Written by The Reader, 18th March 2016

We are delighted that Thomas Böhm and Carsten Sommerfeldt of Böhm & Sommerfeldt: Literarische Unternehmungen (Literary Ventures) are launching Shared Reading in Germany as we speak at the Leipzig Book Fair (17 - 20 March).

Shared Reading beginnt

Held every March, the Leipzig Book Fair is a massive draw for publishers, writers, readers and journalists both in Germany and across Europe, making it an ideal platform to spread the word internationally about the power of Shared Reading to change lives.

We thought this was a fantastic reason to hear from Jane and Phil Davis about what Shared Reading means to them, eight years after The Reader was founded as a charity and five years after the Centre for Research into Reading, Literature & Society (CRILS) was launched at the University of Liverpool.

Watch the video or read on below...

Jane

Dr Jane Davis, Founder & Director of The Reader

Shared Reading is a bit like meeting people without preconceptions; you have to think 'What can I like about this person?' I think reading is like that; you have to be looking for things you recognise; things you can identify with; and things you like!

We were reading a Dickens novel, and quite a long way through it a lady came for the first time, listened, didn't seem to join in very much...and then at the end of the session she said to me:

'This is great! You go straight in, it's deep. I can't do small talk'.

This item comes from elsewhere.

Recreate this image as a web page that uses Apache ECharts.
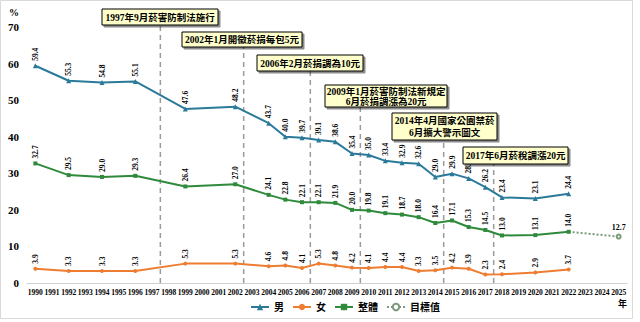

Lot's of people don't realise they might need that, or want it: that's what they get out of Shared Reading.

Phil
Dr Phil Davis, Director of the Centre for Research into Reading, Literature and Society, University of Liverpool

Shared Reading is the dropping away of:

  • knowing in advance
  • opinions
  • pre-formed ideas
  • set defaults
  • habits...

they begin to go.

There are no definite stages, there are no set goals. This is literature in performance, and psychology in action.

That's to say, the literature is live: it finds you. It has no designs to take you through a five or ten-stage programme.

It just explodes emotionally within you, and it makes you think.